Emit the data below verbatim, stripping out any pictures.

• • • • • • •

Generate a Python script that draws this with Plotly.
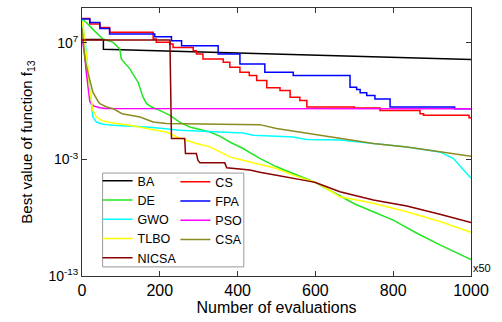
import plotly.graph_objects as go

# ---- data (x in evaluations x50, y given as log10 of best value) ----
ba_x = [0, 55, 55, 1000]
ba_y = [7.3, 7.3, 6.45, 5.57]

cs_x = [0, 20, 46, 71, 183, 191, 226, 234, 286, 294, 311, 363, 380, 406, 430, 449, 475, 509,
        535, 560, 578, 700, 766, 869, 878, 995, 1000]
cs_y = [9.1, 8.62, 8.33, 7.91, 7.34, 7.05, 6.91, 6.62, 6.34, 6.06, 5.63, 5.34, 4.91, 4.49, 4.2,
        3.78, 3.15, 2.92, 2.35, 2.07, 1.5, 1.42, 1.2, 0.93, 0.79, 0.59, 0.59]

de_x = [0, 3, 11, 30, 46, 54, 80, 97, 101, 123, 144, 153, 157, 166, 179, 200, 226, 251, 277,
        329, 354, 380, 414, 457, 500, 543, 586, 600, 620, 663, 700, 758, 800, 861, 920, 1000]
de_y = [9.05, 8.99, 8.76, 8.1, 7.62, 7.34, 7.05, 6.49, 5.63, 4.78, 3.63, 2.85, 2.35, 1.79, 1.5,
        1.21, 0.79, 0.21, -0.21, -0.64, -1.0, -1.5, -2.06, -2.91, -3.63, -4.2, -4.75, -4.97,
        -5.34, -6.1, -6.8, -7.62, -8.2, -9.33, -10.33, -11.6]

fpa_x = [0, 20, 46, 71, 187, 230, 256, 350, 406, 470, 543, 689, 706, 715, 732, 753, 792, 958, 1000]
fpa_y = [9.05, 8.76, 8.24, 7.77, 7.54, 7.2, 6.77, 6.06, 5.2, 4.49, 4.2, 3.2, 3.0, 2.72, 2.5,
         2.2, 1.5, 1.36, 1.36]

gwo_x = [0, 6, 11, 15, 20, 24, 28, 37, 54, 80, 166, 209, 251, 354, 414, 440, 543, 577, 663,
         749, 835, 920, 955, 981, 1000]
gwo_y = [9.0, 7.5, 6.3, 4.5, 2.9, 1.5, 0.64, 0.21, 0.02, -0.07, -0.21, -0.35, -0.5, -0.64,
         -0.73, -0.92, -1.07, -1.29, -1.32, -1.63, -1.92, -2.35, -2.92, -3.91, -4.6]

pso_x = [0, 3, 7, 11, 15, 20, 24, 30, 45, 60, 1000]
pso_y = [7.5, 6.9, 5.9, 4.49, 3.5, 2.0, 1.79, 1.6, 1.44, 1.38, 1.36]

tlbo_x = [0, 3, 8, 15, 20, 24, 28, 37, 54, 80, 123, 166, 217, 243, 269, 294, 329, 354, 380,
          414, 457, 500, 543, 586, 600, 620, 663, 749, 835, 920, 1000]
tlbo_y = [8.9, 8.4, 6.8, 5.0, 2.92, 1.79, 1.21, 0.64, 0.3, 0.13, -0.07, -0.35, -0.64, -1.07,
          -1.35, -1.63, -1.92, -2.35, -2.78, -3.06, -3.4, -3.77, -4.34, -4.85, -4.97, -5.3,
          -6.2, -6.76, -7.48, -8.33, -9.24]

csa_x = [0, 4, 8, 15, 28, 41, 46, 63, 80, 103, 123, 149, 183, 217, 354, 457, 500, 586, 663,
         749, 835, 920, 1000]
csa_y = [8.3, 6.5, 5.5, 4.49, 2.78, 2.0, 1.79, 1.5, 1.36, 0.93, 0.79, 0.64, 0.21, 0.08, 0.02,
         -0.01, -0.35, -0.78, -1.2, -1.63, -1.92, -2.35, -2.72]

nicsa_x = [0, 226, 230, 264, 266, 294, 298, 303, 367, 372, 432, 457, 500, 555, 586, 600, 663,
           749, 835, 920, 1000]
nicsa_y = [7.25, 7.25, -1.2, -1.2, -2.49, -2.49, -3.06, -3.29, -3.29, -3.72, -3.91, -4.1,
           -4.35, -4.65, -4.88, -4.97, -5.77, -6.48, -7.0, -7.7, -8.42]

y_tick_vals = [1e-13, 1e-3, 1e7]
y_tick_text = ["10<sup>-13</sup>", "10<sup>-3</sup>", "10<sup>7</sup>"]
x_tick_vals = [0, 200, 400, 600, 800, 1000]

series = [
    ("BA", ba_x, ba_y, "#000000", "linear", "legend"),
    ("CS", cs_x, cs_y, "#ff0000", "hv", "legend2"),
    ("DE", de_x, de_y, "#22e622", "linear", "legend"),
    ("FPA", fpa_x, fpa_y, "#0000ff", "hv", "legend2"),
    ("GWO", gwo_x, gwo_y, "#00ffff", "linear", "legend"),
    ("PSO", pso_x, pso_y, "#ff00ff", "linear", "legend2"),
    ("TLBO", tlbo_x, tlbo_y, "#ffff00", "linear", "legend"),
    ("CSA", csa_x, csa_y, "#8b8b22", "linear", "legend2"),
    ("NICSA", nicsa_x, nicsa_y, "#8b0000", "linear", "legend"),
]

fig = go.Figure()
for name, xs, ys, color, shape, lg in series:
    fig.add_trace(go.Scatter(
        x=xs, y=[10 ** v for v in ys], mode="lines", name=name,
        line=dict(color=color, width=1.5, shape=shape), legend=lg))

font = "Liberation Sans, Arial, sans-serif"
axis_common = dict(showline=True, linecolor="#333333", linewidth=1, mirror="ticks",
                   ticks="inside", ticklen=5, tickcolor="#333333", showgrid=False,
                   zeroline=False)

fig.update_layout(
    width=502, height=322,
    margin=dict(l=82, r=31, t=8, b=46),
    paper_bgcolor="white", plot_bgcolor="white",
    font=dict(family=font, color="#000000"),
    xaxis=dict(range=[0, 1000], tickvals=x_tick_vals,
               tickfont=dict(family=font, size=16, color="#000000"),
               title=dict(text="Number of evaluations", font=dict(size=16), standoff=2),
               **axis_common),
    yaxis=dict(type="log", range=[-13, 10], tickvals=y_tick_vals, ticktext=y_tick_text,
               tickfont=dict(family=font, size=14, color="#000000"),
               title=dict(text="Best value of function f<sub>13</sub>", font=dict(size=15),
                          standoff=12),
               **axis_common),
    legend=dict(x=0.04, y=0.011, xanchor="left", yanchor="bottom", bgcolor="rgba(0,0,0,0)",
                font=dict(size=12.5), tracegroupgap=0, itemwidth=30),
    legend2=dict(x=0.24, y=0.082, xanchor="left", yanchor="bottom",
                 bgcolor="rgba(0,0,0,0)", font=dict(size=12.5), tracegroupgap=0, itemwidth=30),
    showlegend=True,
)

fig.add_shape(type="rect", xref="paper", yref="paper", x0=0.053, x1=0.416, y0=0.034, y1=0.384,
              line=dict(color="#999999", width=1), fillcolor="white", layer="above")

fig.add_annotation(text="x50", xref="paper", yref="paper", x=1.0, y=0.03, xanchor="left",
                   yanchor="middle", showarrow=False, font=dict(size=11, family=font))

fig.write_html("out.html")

• • • • • • •

- **CORRECT ANSWER**
Generate a Python script that draws this with Plotly.
import plotly.graph_objects as go

# ---- data (x in evaluations x50, y given as log10 of best value) ----
ba_x = [0, 55, 55, 1000]
ba_y = [7.3, 7.3, 6.45, 5.57]

cs_x = [0, 20, 46, 71, 183, 191, 226, 234, 286, 294, 311, 363, 380, 406, 430, 449, 475, 509,
        535, 560, 578, 700, 766, 869, 878, 995, 1000]
cs_y = [9.1, 8.62, 8.33, 7.91, 7.34, 7.05, 6.91, 6.62, 6.34, 6.06, 5.63, 5.34, 4.91, 4.49, 4.2,
        3.78, 3.15, 2.92, 2.35, 2.07, 1.5, 1.42, 1.2, 0.93, 0.79, 0.59, 0.59]

de_x = [0, 3, 11, 30, 46, 54, 80, 97, 101, 123, 144, 153, 157, 166, 179, 200, 226, 251, 277,
        329, 354, 380, 414, 457, 500, 543, 586, 600, 620, 663, 700, 758, 800, 861, 920, 1000]
de_y = [9.05, 8.99, 8.76, 8.1, 7.62, 7.34, 7.05, 6.49, 5.63, 4.78, 3.63, 2.85, 2.35, 1.79, 1.5,
        1.21, 0.79, 0.21, -0.21, -0.64, -1.0, -1.5, -2.06, -2.91, -3.63, -4.2, -4.75, -4.97,
        -5.34, -6.1, -6.8, -7.62, -8.2, -9.33, -10.33, -11.6]

fpa_x = [0, 20, 46, 71, 187, 230, 256, 350, 406, 470, 543, 689, 706, 715, 732, 753, 792, 958, 1000]
fpa_y = [9.05, 8.76, 8.24, 7.77, 7.54, 7.2, 6.77, 6.06, 5.2, 4.49, 4.2, 3.2, 3.0, 2.72, 2.5,
         2.2, 1.5, 1.36, 1.36]

gwo_x = [0, 6, 11, 15, 20, 24, 28, 37, 54, 80, 166, 209, 251, 354, 414, 440, 543, 577, 663,
         749, 835, 920, 955, 981, 1000]
gwo_y = [9.0, 7.5, 6.3, 4.5, 2.9, 1.5, 0.64, 0.21, 0.02, -0.07, -0.21, -0.35, -0.5, -0.64,
         -0.73, -0.92, -1.07, -1.29, -1.32, -1.63, -1.92, -2.35, -2.92, -3.91, -4.6]

pso_x = [0, 3, 7, 11, 15, 20, 24, 30, 45, 60, 1000]
pso_y = [7.5, 6.9, 5.9, 4.49, 3.5, 2.0, 1.79, 1.6, 1.44, 1.38, 1.36]

tlbo_x = [0, 3, 8, 15, 20, 24, 28, 37, 54, 80, 123, 166, 217, 243, 269, 294, 329, 354, 380,
          414, 457, 500, 543, 586, 600, 620, 663, 749, 835, 920, 1000]
tlbo_y = [8.9, 8.4, 6.8, 5.0, 2.92, 1.79, 1.21, 0.64, 0.3, 0.13, -0.07, -0.35, -0.64, -1.07,
          -1.35, -1.63, -1.92, -2.35, -2.78, -3.06, -3.4, -3.77, -4.34, -4.85, -4.97, -5.3,
          -6.2, -6.76, -7.48, -8.33, -9.24]

csa_x = [0, 4, 8, 15, 28, 41, 46, 63, 80, 103, 123, 149, 183, 217, 354, 457, 500, 586, 663,
         749, 835, 920, 1000]
csa_y = [8.3, 6.5, 5.5, 4.49, 2.78, 2.0, 1.79, 1.5, 1.36, 0.93, 0.79, 0.64, 0.21, 0.08, 0.02,
         -0.01, -0.35, -0.78, -1.2, -1.63, -1.92, -2.35, -2.72]

nicsa_x = [0, 226, 230, 264, 266, 294, 298, 303, 367, 372, 432, 457, 500, 555, 586, 600, 663,
           749, 835, 920, 1000]
nicsa_y = [7.25, 7.25, -1.2, -1.2, -2.49, -2.49, -3.06, -3.29, -3.29, -3.72, -3.91, -4.1,
           -4.35, -4.65, -4.88, -4.97, -5.77, -6.48, -7.0, -7.7, -8.42]

y_tick_vals = [1e-13, 1e-3, 1e7]
y_tick_text = ["10<sup>-13</sup>", "10<sup>-3</sup>", "10<sup>7</sup>"]
x_tick_vals = [0, 200, 400, 600, 800, 1000]

series = [
    ("BA", ba_x, ba_y, "#000000", "linear", "legend"),
    ("CS", cs_x, cs_y, "#ff0000", "hv", "legend2"),
    ("DE", de_x, de_y, "#22e622", "linear", "legend"),
    ("FPA", fpa_x, fpa_y, "#0000ff", "hv", "legend2"),
    ("GWO", gwo_x, gwo_y, "#00ffff", "linear", "legend"),
    ("PSO", pso_x, pso_y, "#ff00ff", "linear", "legend2"),
    ("TLBO", tlbo_x, tlbo_y, "#ffff00", "linear", "legend"),
    ("CSA", csa_x, csa_y, "#8b8b22", "linear", "legend2"),
    ("NICSA", nicsa_x, nicsa_y, "#8b0000", "linear", "legend"),
]

fig = go.Figure()
for name, xs, ys, color, shape, lg in series:
    fig.add_trace(go.Scatter(
        x=xs, y=[10 ** v for v in ys], mode="lines", name=name,
        line=dict(color=color, width=1.5, shape=shape), legend=lg))

font = "Liberation Sans, Arial, sans-serif"
axis_common = dict(showline=True, linecolor="#333333", linewidth=1, mirror="ticks",
                   ticks="inside", ticklen=5, tickcolor="#333333", showgrid=False,
                   zeroline=False)

fig.update_layout(
    width=502, height=322,
    margin=dict(l=82, r=31, t=8, b=46),
    paper_bgcolor="white", plot_bgcolor="white",
    font=dict(family=font, color="#000000"),
    xaxis=dict(range=[0, 1000], tickvals=x_tick_vals,
               tickfont=dict(family=font, size=16, color="#000000"),
               title=dict(text="Number of evaluations", font=dict(size=16), standoff=2),
               **axis_common),
    yaxis=dict(type="log", range=[-13, 10], tickvals=y_tick_vals, ticktext=y_tick_text,
               tickfont=dict(family=font, size=14, color="#000000"),
               title=dict(text="Best value of function f<sub>13</sub>", font=dict(size=15),
                          standoff=12),
               **axis_common),
    legend=dict(x=0.04, y=0.011, xanchor="left", yanchor="bottom", bgcolor="rgba(0,0,0,0)",
                font=dict(size=12.5), tracegroupgap=0, itemwidth=30),
    legend2=dict(x=0.24, y=0.082, xanchor="left", yanchor="bottom",
                 bgcolor="rgba(0,0,0,0)", font=dict(size=12.5), tracegroupgap=0, itemwidth=30),
    showlegend=True,
)

fig.add_shape(type="rect", xref="paper", yref="paper", x0=0.053, x1=0.416, y0=0.034, y1=0.384,
              line=dict(color="#999999", width=1), fillcolor="white", layer="above")

fig.add_annotation(text="x50", xref="paper", yref="paper", x=1.0, y=0.03, xanchor="left",
                   yanchor="middle", showarrow=False, font=dict(size=11, family=font))

fig.write_html("out.html")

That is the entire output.